Lara Fabian a refait Je suis malade en compagnie de Geneviève Leclerc, demi-finaliste pour Marc Dupré à La voix 4

C’est fou à quel point on avait oublié que Lara Fabian chantait en ti-péché. Un solide numéro.

Étoile montante de la pop québécoise, Hubert Lenoir, 23 ans, membre du groupe The Seasons, a fait Fille de personne II, un ver d’oreille quasi instantané. Il a le sens du spectacle, ce théâtral Hubert Lenoir avec son look androgyne, sa chienne de garagiste extra-large et ses mouvements explicites. Mais un brin de provocation n’a jamais tué personne. Et vive la diversité.

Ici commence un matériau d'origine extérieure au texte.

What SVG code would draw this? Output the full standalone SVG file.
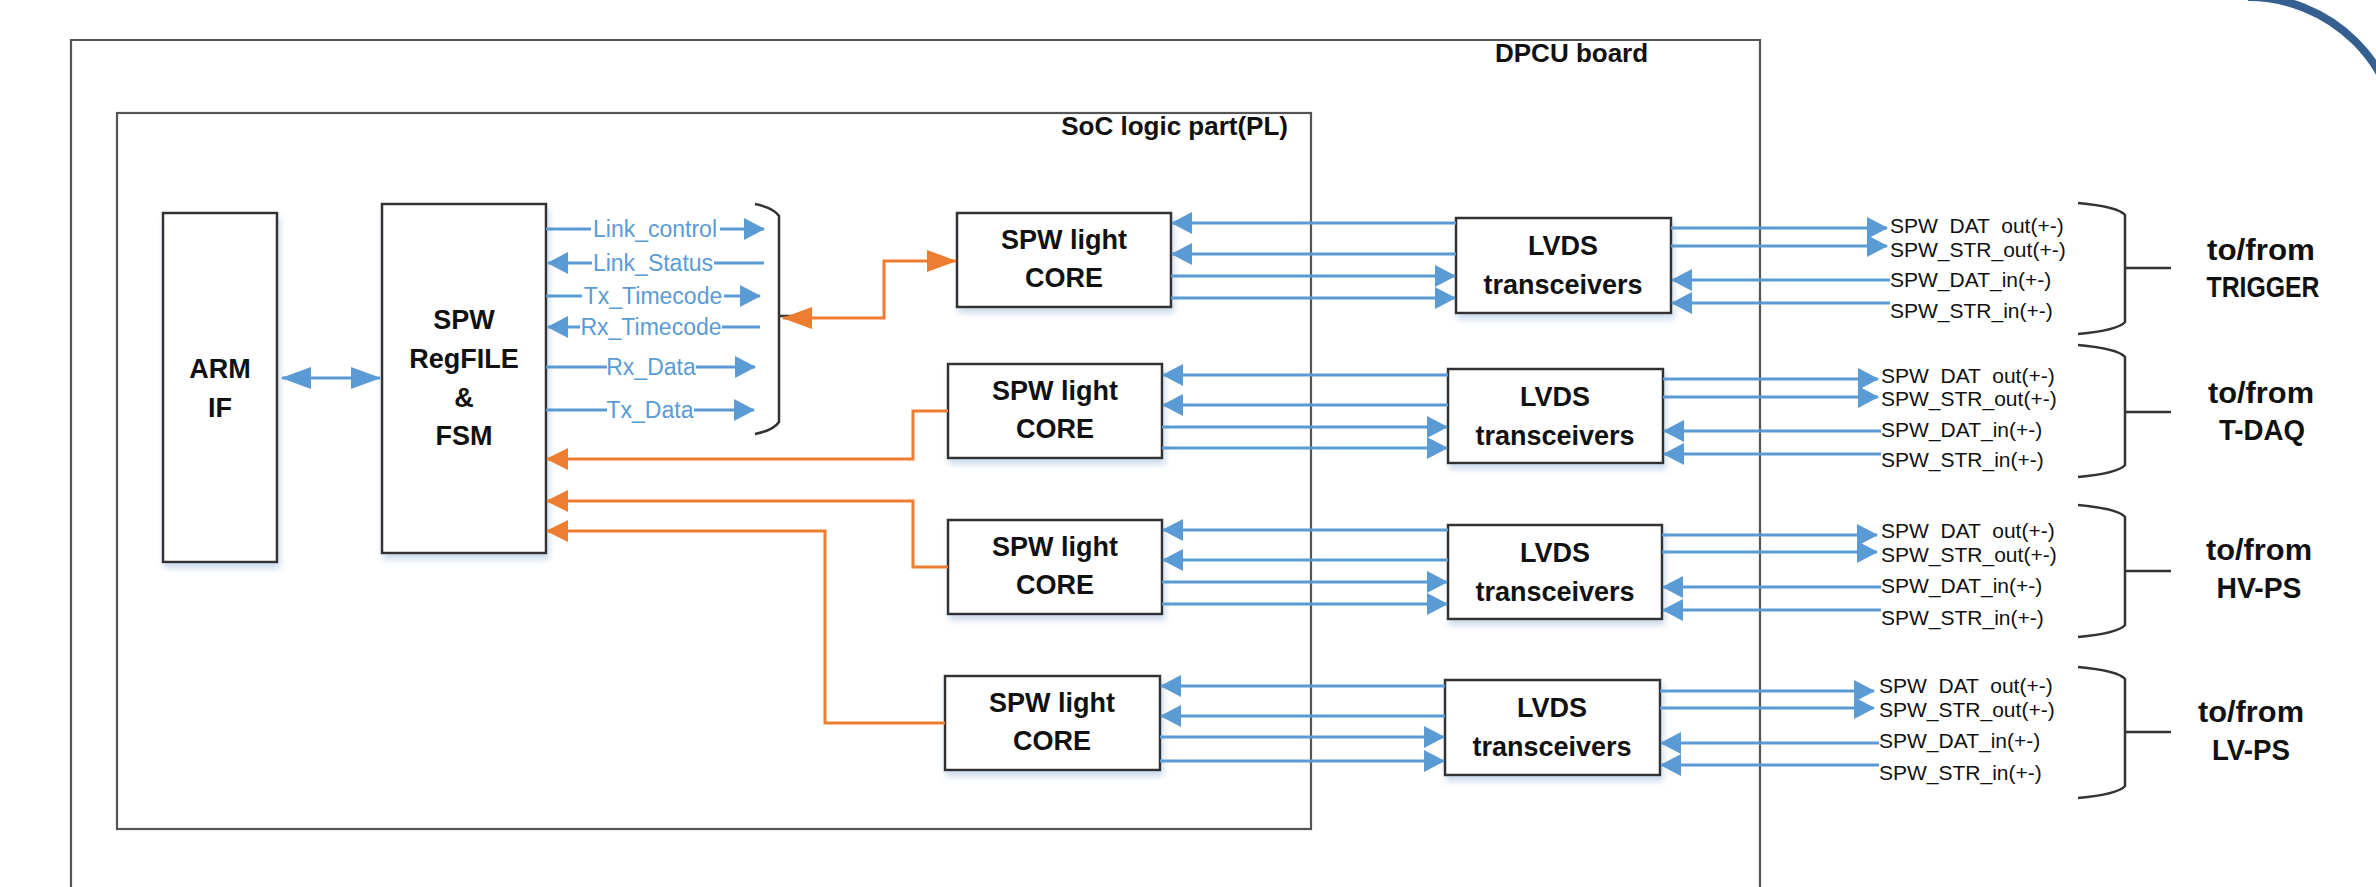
<svg xmlns="http://www.w3.org/2000/svg" width="2376" height="887" viewBox="0 0 2376 887">
<style>
.t{font-family:"Liberation Sans",Arial,sans-serif;fill:#111}
.b{font-weight:bold}
.box{fill:#fff;stroke:#333;stroke-width:2.5;filter:url(#sh)}
.frame{fill:none;stroke:#555;stroke-width:2.2}
.bl{stroke:#5B9BD5;stroke-width:3;fill:none}
.or{stroke:#ED7D31;stroke-width:3;fill:none}
.br{stroke:#333;stroke-width:2.5;fill:none}
.lbl{font-size:23px;fill:#5B9BD5}
.sig{font-size:21px;white-space:pre}
.big{font-size:27px}
.dst{font-size:29px}
</style>
<defs>
<filter id="sh" x="-10%" y="-10%" width="130%" height="130%">
<feDropShadow dx="2" dy="5" stdDeviation="3" flood-color="#a9c1e0" flood-opacity="0.6"/>
</filter>
<marker id="ab" markerUnits="userSpaceOnUse" markerWidth="21" markerHeight="22" refX="20" refY="11" orient="auto-start-reverse"><path d="M0,0 L21,11 L0,22 z" fill="#5B9BD5"/></marker>
<marker id="abL" markerUnits="userSpaceOnUse" markerWidth="30" markerHeight="22" refX="29" refY="11" orient="auto-start-reverse"><path d="M0,0 L30,11 L0,22 z" fill="#5B9BD5"/></marker>
<marker id="ao" markerUnits="userSpaceOnUse" markerWidth="22" markerHeight="22" refX="21" refY="11" orient="auto-start-reverse"><path d="M0,0 L22,11 L0,22 z" fill="#ED7D31"/></marker>
<marker id="aoL" markerUnits="userSpaceOnUse" markerWidth="30" markerHeight="22" refX="29" refY="11" orient="auto-start-reverse"><path d="M0,0 L30,11 L0,22 z" fill="#ED7D31"/></marker>
</defs>
<rect width="2376" height="887" fill="#fff"/>

<g id="dpcu-board">
<path class="frame" d="M71,890 V40 H1760 V890"/>
<text class="t b" x="1495" y="62" font-size="26">DPCU board</text>
</g>
<g id="soc-pl">
<rect class="frame" x="117" y="113" width="1194" height="716"/>
<text class="t b" x="1288" y="135" font-size="26" text-anchor="end">SoC logic part(PL)</text>
</g>

<g id="arm-if">
<rect class="box" x="163" y="213" width="114" height="349"/>
<text class="t b big" x="220" y="378" text-anchor="middle">ARM</text>
<text class="t b big" x="220" y="417" text-anchor="middle">IF</text>
</g>
<g id="regfile">
<rect class="box" x="382" y="204" width="164" height="349"/>
<text class="t b big" x="464" y="329" text-anchor="middle">SPW</text>
<text class="t b big" x="464" y="368" text-anchor="middle">RegFILE</text>
<text class="t b big" x="464" y="407" text-anchor="middle">&amp;</text>
<text class="t b big" x="464" y="445" text-anchor="middle">FSM</text>
</g>

<g id="core1">
<rect class="box" x="957" y="213" width="214" height="94"/>
<text class="t b big" x="1064" y="249" text-anchor="middle">SPW light</text>
<text class="t b big" x="1064" y="287" text-anchor="middle">CORE</text>
</g>
<g id="core2">
<rect class="box" x="948" y="364" width="214" height="94"/>
<text class="t b big" x="1055" y="400" text-anchor="middle">SPW light</text>
<text class="t b big" x="1055" y="438" text-anchor="middle">CORE</text>
</g>
<g id="core3">
<rect class="box" x="948" y="520" width="214" height="94"/>
<text class="t b big" x="1055" y="556" text-anchor="middle">SPW light</text>
<text class="t b big" x="1055" y="594" text-anchor="middle">CORE</text>
</g>
<g id="core4">
<rect class="box" x="945" y="676" width="215" height="94"/>
<text class="t b big" x="1052" y="712" text-anchor="middle">SPW light</text>
<text class="t b big" x="1052" y="750" text-anchor="middle">CORE</text>
</g>

<g id="lvds1">
<rect class="box" x="1456" y="218" width="215" height="95"/>
<text class="t b big" x="1563" y="255" text-anchor="middle">LVDS</text>
<text class="t b big" x="1563" y="294" text-anchor="middle">transceivers</text>
</g>
<g id="lvds2">
<rect class="box" x="1448" y="369" width="215" height="94"/>
<text class="t b big" x="1555" y="406" text-anchor="middle">LVDS</text>
<text class="t b big" x="1555" y="445" text-anchor="middle">transceivers</text>
</g>
<g id="lvds3">
<rect class="box" x="1448" y="525" width="214" height="94"/>
<text class="t b big" x="1555" y="562" text-anchor="middle">LVDS</text>
<text class="t b big" x="1555" y="601" text-anchor="middle">transceivers</text>
</g>
<g id="lvds4">
<rect class="box" x="1445" y="680" width="215" height="95"/>
<text class="t b big" x="1552" y="717" text-anchor="middle">LVDS</text>
<text class="t b big" x="1552" y="756" text-anchor="middle">transceivers</text>
</g>

<g id="ext-trigger">
<path class="br" d="M2078,203 C2100,205 2120,209 2125,215 V322 C2120,328 2100,332 2078,334 M2125,268 H2171"/>
<text class="t b dst" x="2261" y="260" text-anchor="middle" textLength="108" lengthAdjust="spacingAndGlyphs">to/from</text>
<text class="t b dst" x="2263" y="297" text-anchor="middle" textLength="113" lengthAdjust="spacingAndGlyphs">TRIGGER</text>
</g>
<g id="ext-tdaq">
<path class="br" d="M2078,345 C2100,347 2120,351 2125,357 V465 C2120,471 2100,475 2078,477 M2125,412 H2171"/>
<text class="t b dst" x="2261" y="403" text-anchor="middle" textLength="106" lengthAdjust="spacingAndGlyphs">to/from</text>
<text class="t b dst" x="2262" y="440" text-anchor="middle" textLength="86" lengthAdjust="spacingAndGlyphs">T-DAQ</text>
</g>
<g id="ext-hvps">
<path class="br" d="M2078,505 C2100,507 2120,511 2125,517 V625 C2120,631 2100,635 2078,637 M2125,571 H2171"/>
<text class="t b dst" x="2259" y="560" text-anchor="middle" textLength="106" lengthAdjust="spacingAndGlyphs">to/from</text>
<text class="t b dst" x="2259" y="598" text-anchor="middle" textLength="85" lengthAdjust="spacingAndGlyphs">HV-PS</text>
</g>
<g id="ext-lvps">
<path class="br" d="M2078,667 C2100,669 2120,673 2125,679 V786 C2120,792 2100,796 2078,798 M2125,732 H2171"/>
<text class="t b dst" x="2251" y="722" text-anchor="middle" textLength="106" lengthAdjust="spacingAndGlyphs">to/from</text>
<text class="t b dst" x="2251" y="760" text-anchor="middle" textLength="78" lengthAdjust="spacingAndGlyphs">LV-PS</text>
</g>

<g id="signal-bundle">
<path class="br" d="M755,204 C765,206 775,210 779,216 V422 C775,428 765,432 755,434 M779,316 H800"/>
</g>

<g id="connectors">
<path class="bl" d="M282,378 H380" marker-start="url(#abL)" marker-end="url(#abL)"/>

<path class="bl" d="M546,229 H591 M720,229 H764" marker-end="url(#ab)"/>
<path class="bl" d="M714,263 H764"/>
<path class="bl" d="M592,263 H548" marker-end="url(#ab)"/>
<path class="bl" d="M546,296 H582 M724,296 H760" marker-end="url(#ab)"/>
<path class="bl" d="M722,327 H760"/>
<path class="bl" d="M580,327 H548" marker-end="url(#ab)"/>
<path class="bl" d="M546,367 H607 M696,367 H755" marker-end="url(#ab)"/>
<path class="bl" d="M546,410 H607 M694,410 H754" marker-end="url(#ab)"/>
<text class="t lbl" x="655" y="237" text-anchor="middle">Link_control</text>
<text class="t lbl" x="653" y="271" text-anchor="middle">Link_Status</text>
<text class="t lbl" x="653" y="304" text-anchor="middle">Tx_Timecode</text>
<text class="t lbl" x="651" y="335" text-anchor="middle">Rx_Timecode</text>
<text class="t lbl" x="651" y="375" text-anchor="middle">Rx_Data</text>
<text class="t lbl" x="650" y="418" text-anchor="middle">Tx_Data</text>

<path class="or" d="M783,318 H884 V261 H956" marker-start="url(#aoL)" marker-end="url(#aoL)"/>
<path class="or" d="M948,411 H913 V459 H547" marker-end="url(#ao)"/>
<path class="or" d="M948,567 H913 V501 H547" marker-end="url(#ao)"/>
<path class="or" d="M945,723 H825 V531 H547" marker-end="url(#ao)"/>

<path class="bl" d="M1456,223 H1172" marker-end="url(#ab)"/>
<path class="bl" d="M1456,254 H1172" marker-end="url(#ab)"/>
<path class="bl" d="M1171,276 H1455" marker-end="url(#ab)"/>
<path class="bl" d="M1171,298 H1455" marker-end="url(#ab)"/>
<path class="bl" d="M1671,228 H1887" marker-end="url(#ab)"/>
<path class="bl" d="M1671,246 H1887" marker-end="url(#ab)"/>
<path class="bl" d="M1890,280 H1672" marker-end="url(#ab)"/>
<path class="bl" d="M1890,303 H1672" marker-end="url(#ab)"/>

<path class="bl" d="M1448,375 H1163" marker-end="url(#ab)"/>
<path class="bl" d="M1448,405 H1163" marker-end="url(#ab)"/>
<path class="bl" d="M1162,427 H1447" marker-end="url(#ab)"/>
<path class="bl" d="M1162,448 H1447" marker-end="url(#ab)"/>
<path class="bl" d="M1663,379 H1878" marker-end="url(#ab)"/>
<path class="bl" d="M1663,397 H1878" marker-end="url(#ab)"/>
<path class="bl" d="M1881,431 H1664" marker-end="url(#ab)"/>
<path class="bl" d="M1881,454 H1664" marker-end="url(#ab)"/>

<path class="bl" d="M1448,530 H1163" marker-end="url(#ab)"/>
<path class="bl" d="M1448,560 H1163" marker-end="url(#ab)"/>
<path class="bl" d="M1162,582 H1447" marker-end="url(#ab)"/>
<path class="bl" d="M1162,604 H1447" marker-end="url(#ab)"/>
<path class="bl" d="M1662,535 H1877" marker-end="url(#ab)"/>
<path class="bl" d="M1662,552 H1877" marker-end="url(#ab)"/>
<path class="bl" d="M1881,587 H1663" marker-end="url(#ab)"/>
<path class="bl" d="M1881,610 H1663" marker-end="url(#ab)"/>

<path class="bl" d="M1445,686 H1161" marker-end="url(#ab)"/>
<path class="bl" d="M1445,716 H1161" marker-end="url(#ab)"/>
<path class="bl" d="M1160,737 H1444" marker-end="url(#ab)"/>
<path class="bl" d="M1160,761 H1444" marker-end="url(#ab)"/>
<path class="bl" d="M1660,691 H1874" marker-end="url(#ab)"/>
<path class="bl" d="M1660,708 H1874" marker-end="url(#ab)"/>
<path class="bl" d="M1879,743 H1661" marker-end="url(#ab)"/>
<path class="bl" d="M1879,765 H1661" marker-end="url(#ab)"/>
</g>

<g id="signal-labels">
<text class="t sig" x="1890" y="233">SPW  DAT  out(+-)</text>
<text class="t sig" x="1890" y="257">SPW_STR_out(+-)</text>
<text class="t sig" x="1890" y="287">SPW_DAT_in(+-)</text>
<text class="t sig" x="1890" y="318">SPW_STR_in(+-)</text>
<text class="t sig" x="1881" y="383">SPW  DAT  out(+-)</text>
<text class="t sig" x="1881" y="406">SPW_STR_out(+-)</text>
<text class="t sig" x="1881" y="437">SPW_DAT_in(+-)</text>
<text class="t sig" x="1881" y="467">SPW_STR_in(+-)</text>
<text class="t sig" x="1881" y="538">SPW  DAT  out(+-)</text>
<text class="t sig" x="1881" y="562">SPW_STR_out(+-)</text>
<text class="t sig" x="1881" y="593">SPW_DAT_in(+-)</text>
<text class="t sig" x="1881" y="625">SPW_STR_in(+-)</text>
<text class="t sig" x="1879" y="693">SPW  DAT  out(+-)</text>
<text class="t sig" x="1879" y="717">SPW_STR_out(+-)</text>
<text class="t sig" x="1879" y="748">SPW_DAT_in(+-)</text>
<text class="t sig" x="1879" y="780">SPW_STR_in(+-)</text>
</g>

<path d="M2248,-3 A152,152 0 0 1 2400,149" fill="none" stroke="#355F91" stroke-width="8"/>
</svg>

Éric Lapointe a renoué avec son champion de l’an dernier, Ludovick Bourgeois, sur Desert Song. Lapointe a également chanté La belle folie, extraite de son nouvel album Délivrance. Et il a tout donné, notre Éric.

Cœur de pirate et Alex Nevsky ont croisé leurs chansons Prémonition et Amour immodéré, et ce fut fort joli. Patsy Gallant a suivi la troupe de Saturday Night Fever avec son classique Sugar Daddy, qui a mis le feu en studio.

Tout roulait à fond de train jusqu’à ce que Corneille en arrache, sur sa propre chanson, Parce qu’on vient de loin. Heureusement, Garou a remis tout ça sur les rails avec son charisme et son aplomb naturels.